Task prompt: Write out the listing from the line with "Clone this chart in Plotly." to the line with "import plotly.graph_objects as go", both lines included, exactly and nothing beyond. Leave pictures out.

Records for this exercise:
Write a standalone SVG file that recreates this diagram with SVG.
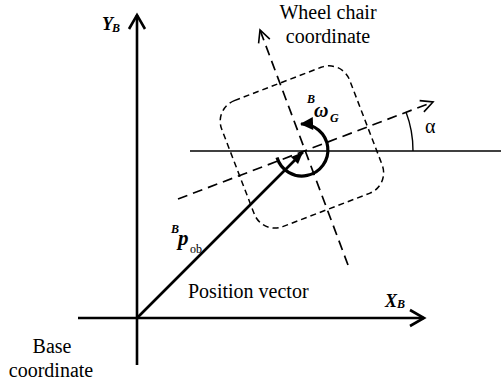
<svg xmlns="http://www.w3.org/2000/svg" width="501" height="383" viewBox="0 0 501 383">
<style>
text{font-family:"Liberation Serif","Times New Roman",serif;fill:#000}
.bi{font-weight:bold;font-style:italic}
.ax{stroke:#000;stroke-width:2.6;fill:none}
.dash{stroke:#000;stroke-width:1.7;fill:none;stroke-dasharray:10 6}
.box{stroke:#000;stroke-width:1.5;fill:none;stroke-dasharray:6 4}
.thin{stroke:#000;stroke-width:1.4;fill:none}
</style>
<defs>
<marker id="open" markerUnits="userSpaceOnUse" markerWidth="20" markerHeight="20" viewBox="-16 -10 20 20" refX="0" refY="0" orient="auto">
<path d="M-14,-8 L0,0 L-14,8" fill="none" stroke="#000" stroke-width="2.6"/>
</marker>
<marker id="openThin" markerUnits="userSpaceOnUse" markerWidth="16" markerHeight="16" viewBox="-14 -8 16 16" refX="0" refY="0" orient="auto">
<path d="M-12,-6 L0,0 L-12,6" fill="none" stroke="#000" stroke-width="1.6"/>
</marker>
<marker id="solid" markerUnits="userSpaceOnUse" markerWidth="16" markerHeight="16" viewBox="-14 -8 16 16" refX="0" refY="0" orient="auto">
<path d="M-12,-5 L0,0 L-12,5 Z" fill="#000"/>
</marker>
<marker id="solidBig" markerUnits="userSpaceOnUse" markerWidth="18" markerHeight="18" viewBox="-15 -9 18 18" refX="0" refY="0" orient="auto">
<path d="M-12,-6.5 L1,0 L-12,6.5 Z" fill="#000"/>
</marker>
</defs>
<g id="connectors">
<line id="y-axis" class="ax" x1="137" y1="365" x2="137" y2="15" marker-end="url(#open)"/>
<line id="x-axis" class="ax" x1="78" y1="318" x2="424" y2="318" marker-end="url(#open)"/>
<line id="horizon" class="thin" x1="190" y1="151" x2="501" y2="151"/>
<line id="wc-x" class="dash" x1="178" y1="199" x2="433" y2="102" marker-end="url(#openThin)"/>
<line id="wc-y" class="dash" x1="348" y1="265" x2="260" y2="30" marker-end="url(#openThin)"/>
<line id="pos-vec" class="ax" x1="137" y1="318" x2="303" y2="152" marker-end="url(#solid)"/>
<path id="alpha-arc" class="thin" d="M413,151 A109,109 0 0 0 406,112"/>
<path id="omega-arc" d="M277,157.5 A26,26 0 1 0 301,124" fill="none" stroke="#000" stroke-width="3.2" marker-end="url(#solidBig)"/>
</g>
<g id="wheelchair">
<rect class="box" x="-69" y="-72" width="137" height="135" rx="22" transform="translate(304,151) rotate(-21)"/>
</g>
<g id="labels">
<text x="328" y="19" font-size="20" text-anchor="middle">Wheel chair</text>
<text x="328" y="43" font-size="20" text-anchor="middle">coordinate</text>
<text x="52" y="353" font-size="20" text-anchor="middle">Base</text>
<text x="51" y="377" font-size="20" text-anchor="middle">coordinate</text>
<text x="188" y="298" font-size="20">Position vector</text>
<text x="425" y="133" font-size="20">α</text>
<text class="bi" x="102" y="30" font-size="18">Y</text>
<text class="bi" x="112" y="32" font-size="12">B</text>
<text class="bi" x="385" y="307" font-size="18">X</text>
<text class="bi" x="397" y="308" font-size="12">B</text>
<text class="bi" x="171" y="233" font-size="12">B</text>
<text class="bi" x="178" y="245" font-size="21">p</text>
<text x="190" y="253" font-size="12">ob</text>
<text class="bi" x="307" y="103" font-size="12">B</text>
<text class="bi" x="314" y="117" font-size="20">ω</text>
<text class="bi" x="330" y="122" font-size="12">G</text>
</g>
</svg>
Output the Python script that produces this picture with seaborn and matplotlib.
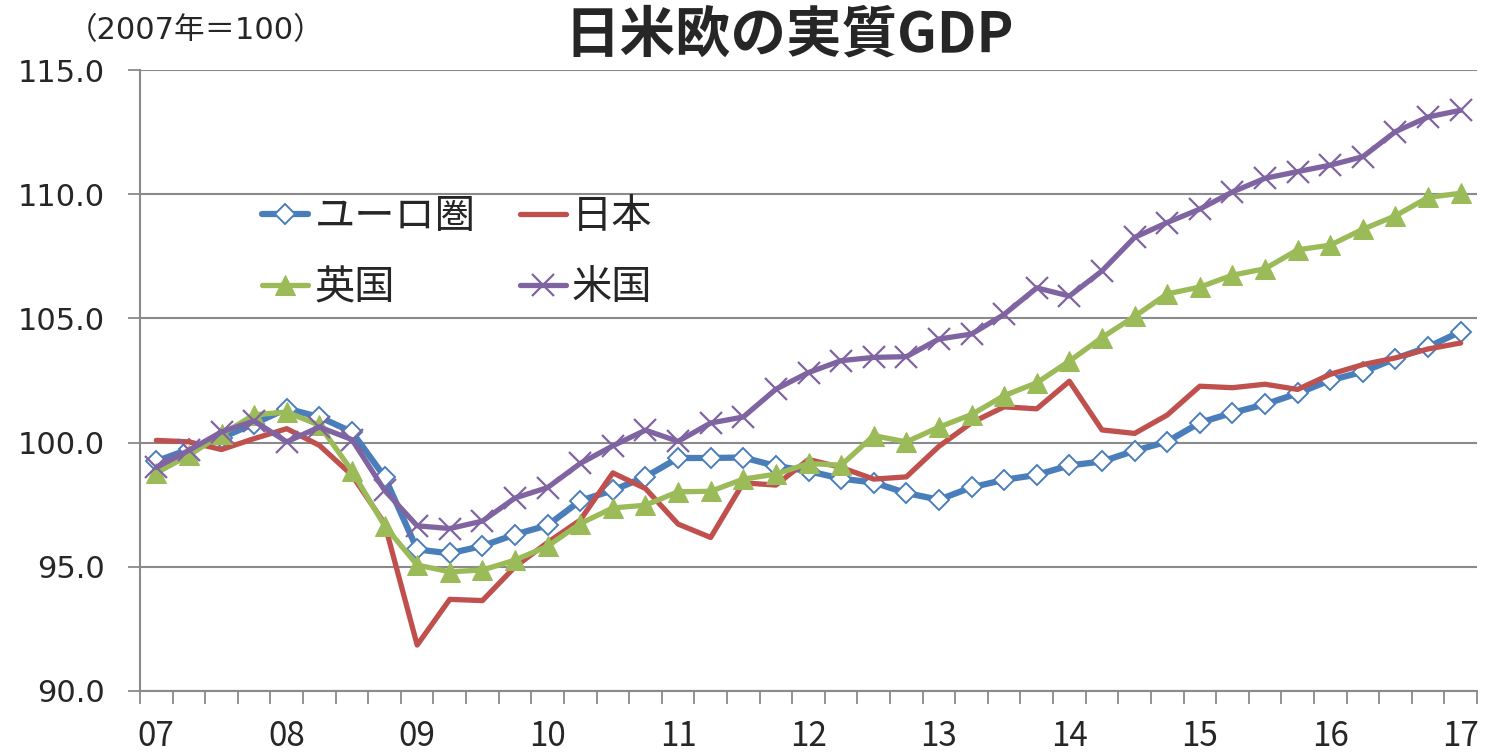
import numpy as np
import pandas as pd
import matplotlib
matplotlib.use("Agg")
import matplotlib.pyplot as plt
import seaborn as sns

# ---- data (2007Q1 .. 2017Q1, index 2007 = 100) ----
quarters = [f"{y:02d}Q{q}" for y in range(7, 17) for q in range(1, 5)] + ["17Q1"]
year_labels = ["07", "08", "09", "10", "11", "12", "13", "14", "15", "16", "17"]

euro = [99.25, 99.73, 100.2, 100.76, 101.37, 101.03, 100.43, 98.62, 95.7, 95.54,
        95.84, 96.3, 96.67, 97.66, 98.08, 98.62, 99.38, 99.38, 99.40, 99.06,
        98.85, 98.55, 98.39, 97.97, 97.70, 98.20, 98.50, 98.70, 99.08, 99.24,
        99.67, 100.04, 100.80, 101.20, 101.54, 101.98, 102.51, 102.85, 103.38, 103.85,
        104.47]
japan = [100.09, 100.03, 99.72, 100.16, 100.56, 99.89, 98.69, 96.74, 91.85, 93.69,
         93.64, 95.0, 95.98, 96.88, 98.78, 98.15, 96.72, 96.18, 98.38, 98.29,
         99.32, 99.0, 98.53, 98.62, 99.85, 100.80, 101.44, 101.36, 102.47, 100.51,
         100.37, 101.11, 102.27, 102.21, 102.35, 102.14, 102.75, 103.14, 103.41, 103.77,
         104.01]
uk = [98.78, 99.49, 100.33, 101.12, 101.23, 100.7, 98.86, 96.65, 95.07, 94.8,
      94.87, 95.27, 95.83, 96.74, 97.37, 97.48, 98.02, 98.04, 98.53, 98.73,
      99.16, 99.09, 100.28, 100.03, 100.62, 101.13, 101.89, 102.41, 103.28, 104.23,
      105.08, 105.99, 106.26, 106.74, 107.0, 107.76, 107.95, 108.59, 109.13, 109.87,
      110.04]
us = [99.0, 99.69, 100.43, 100.87, 100.03, 100.63, 100.12, 98.08, 96.65, 96.54,
      96.84, 97.77, 98.19, 99.16, 99.87, 100.5, 100.05, 100.79, 101.03, 102.15,
      102.82, 103.30, 103.43, 103.46, 104.17, 104.37, 105.16, 106.23, 105.9, 106.91,
      108.26, 108.86, 109.40, 110.09, 110.64, 110.91, 111.17, 111.51, 112.52, 113.11,
      113.38]

series_names = ["ユーロ圏", "日本", "英国", "米国"]
title = "日米欧の実質GDP"
subtitle = "（2007年＝100）"
yticks = [90, 95, 100, 105, 110, 115]

# ---- style ----
sns.set_theme(style="white")
plt.rcParams['font.family'] = ['Noto Sans CJK JP', 'DejaVu Sans']

fig = plt.figure(figsize=(14.86, 7.54), dpi=100)
ax = fig.add_axes([140 / 1486, 1 - 691 / 754, (1477 - 140) / 1486, (691 - 70) / 754])

x = np.arange(len(quarters))
grid_c = "#8a8a8a"

styles = {
    "ユーロ圏": dict(color="#4a7ebb", marker="D", markersize=10, markerfacecolor="white",
                  markeredgecolor="#4a7ebb", markeredgewidth=1.4, linewidth=4.5),
    "日本": dict(color="#c0504d", linewidth=3.8),
    "英国": dict(color="#9bbb59", marker="^", markersize=15, markerfacecolor="#9bbb59",
               markeredgecolor="#9bbb59", linewidth=3.8),
    "米国": dict(color="#8064a2", marker="x", markersize=16, markeredgewidth=1.6,
               markeredgecolor="#8064a2", linewidth=3.8),
}
values = {"ユーロ圏": euro, "日本": japan, "英国": uk, "米国": us}

for name in series_names:
    sns.lineplot(x=x, y=values[name], ax=ax, label=name, **styles[name])

ax.set_xlim(-0.5, len(quarters) - 0.5)
ax.set_ylim(90, 115)

ax.set_yticks(yticks)
ax.set_yticklabels([f"{v:.1f}" for v in yticks], fontfamily="DejaVu Sans", fontsize=22)
ax.yaxis.grid(True, color=grid_c, linewidth=1.5)
ax.xaxis.grid(False)
ax.tick_params(axis="y", which="major", length=9, width=1.3, color=grid_c, direction="out",
               pad=16, left=True)

ax.set_xticks(np.arange(0, len(quarters), 4))
ax.set_xticklabels(year_labels, fontsize=24)
ax.set_xticks(np.arange(-0.5, len(quarters) + 0.5, 1), minor=True)
ax.tick_params(axis="x", which="major", length=0, pad=20, bottom=True)
ax.tick_params(axis="x", which="minor", length=9, width=1.3, color=grid_c, direction="out",
               bottom=True)

for s in ["top", "right"]:
    ax.spines[s].set_visible(False)
for s in ["left", "bottom"]:
    ax.spines[s].set_color(grid_c)
    ax.spines[s].set_linewidth(1.5)
ax.set_xlabel("")
ax.set_ylabel("")

handles, labels = ax.get_legend_handles_labels()
order = [0, 2, 1, 3]
ax.legend([handles[i] for i in order], [labels[i] for i in order], ncol=2, frameon=False,
          fontsize=29, loc="upper left", bbox_to_anchor=(262 / 1486, 1 - 196 / 754),
          bbox_transform=fig.transFigure, handlelength=1.15, handletextpad=0.15,
          columnspacing=1.1, labelspacing=0.75, borderaxespad=0, borderpad=0)

fig.text(789 / 1486, 1 - 35 / 754, title, fontsize=40, fontweight="bold", ha="center", va="center")
fig.text(196 / 1486, 1 - 31 / 754, subtitle, fontsize=22, ha="center", va="center",
         family=['DejaVu Sans', 'Noto Sans CJK JP'])

fig.savefig("out.png", dpi=100)
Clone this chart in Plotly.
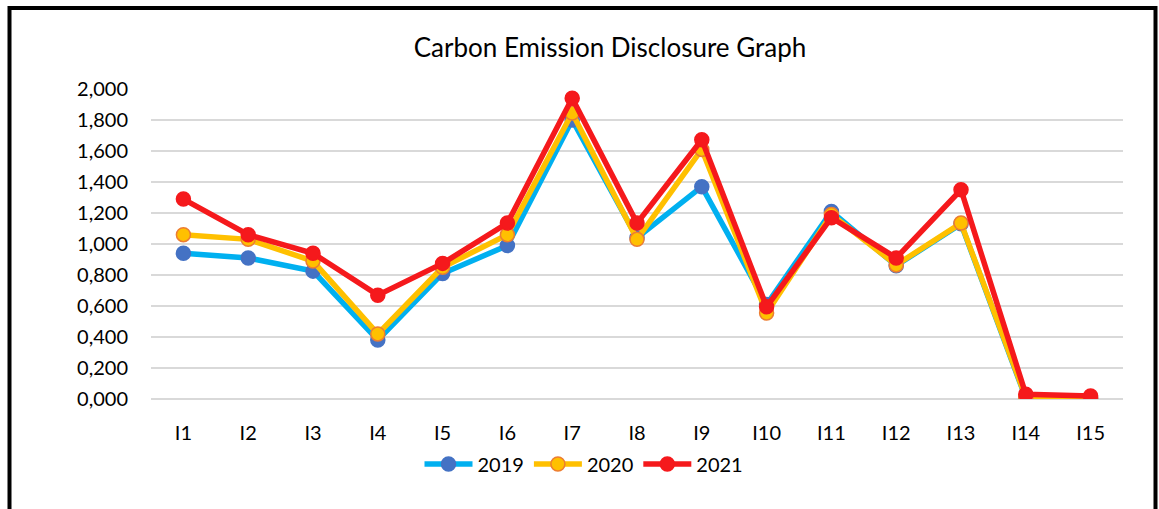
import plotly.graph_objects as go

categories = ["I1", "I2", "I3", "I4", "I5", "I6", "I7", "I8", "I9", "I10", "I11", "I12", "I13", "I14", "I15"]
y2019 = [0.94, 0.91, 0.825, 0.38, 0.81, 0.99, 1.80, 1.04, 1.37, 0.61, 1.21, 0.86, 1.13, 0.005, 0.005]
y2020 = [1.06, 1.03, 0.89, 0.42, 0.85, 1.06, 1.845, 1.03, 1.61, 0.555, 1.19, 0.865, 1.135, 0.01, 0.005]
y2021 = [1.29, 1.06, 0.94, 0.67, 0.875, 1.135, 1.94, 1.135, 1.673, 0.595, 1.17, 0.91, 1.35, 0.03, 0.02]
tick_vals = [0, 0.2, 0.4, 0.6, 0.8, 1.0, 1.2, 1.4, 1.6, 1.8, 2.0]
tick_text = ["0,000", "0,200", "0,400", "0,600", "0,800", "1,000", "1,200", "1,400", "1,600", "1,800", "2,000"]

FONT = "Lato, 'Open Sans', sans-serif"

fig = go.Figure()
series = [
    ("2019", y2019, "#00B0F0", "#4472C4", "#4472C4"),
    ("2020", y2020, "#FFC000", "#FFC000", "#ED7D31"),
    ("2021", y2021, "#F5191C", "#F5191C", "#F5191C"),
]
for name, ys, lc, mc, mlc in series:
    fig.add_trace(go.Scatter(
        x=categories, y=ys, name=name, mode="lines+markers",
        line=dict(color=lc, width=5.5),
        marker=dict(size=14, color=mc, line=dict(color=mlc, width=1.5)),
    ))

W, H = 1159, 509
L, R, T, B = 151, 36, 89, 110
pw, ph = W - L - R, H - T - B

def px(x):
    return (x - L) / pw

def py(y):
    return (H - B - y) / ph

fig.update_layout(
    width=W, height=H,
    margin=dict(l=L, r=R, t=T, b=B),
    paper_bgcolor="white", plot_bgcolor="white",
    font=dict(family=FONT, color="#000000", size=20),
    title=dict(text="Carbon Emission Disclosure Graph", x=px(610), xref="paper", xanchor="center",
               y=1 - 48 / H, yref="container", yanchor="middle",
               font=dict(family=FONT, size=26, color="#000000")),
    xaxis=dict(showgrid=False, showline=False, ticks="", ticklabelstandoff=20,
               range=[-0.5, 14.5], autorange=False,
               tickfont=dict(size=20, color="#000000")),
    yaxis=dict(range=[0, 2.0], tickvals=tick_vals, ticktext=tick_text,
               showgrid=True, gridcolor="#D9D9D9", gridwidth=1.5,
               zeroline=True, zerolinecolor="#D9D9D9", zerolinewidth=1.5,
               showline=False, ticks="", ticklabelstandoff=22,
               tickfont=dict(size=20, color="#000000")),
    legend=dict(orientation="h", x=px(584), xanchor="center", y=py(464), yanchor="middle",
                font=dict(size=20, color="#000000"), itemwidth=48, tracegroupgap=0),
    showlegend=True,
    shapes=[dict(type="rect", xref="paper", yref="paper",
                 x0=px(9.5), x1=px(1155.5), y0=py(530), y1=py(8),
                 line=dict(color="black", width=4), fillcolor="rgba(0,0,0,0)", layer="above")],
)

fig.write_html("out.html", config={"displayModeBar": False},
               post_script="document.body.style.margin='0';document.body.style.padding='0';")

Result of the task:
Clone this chart in Plotly.
import plotly.graph_objects as go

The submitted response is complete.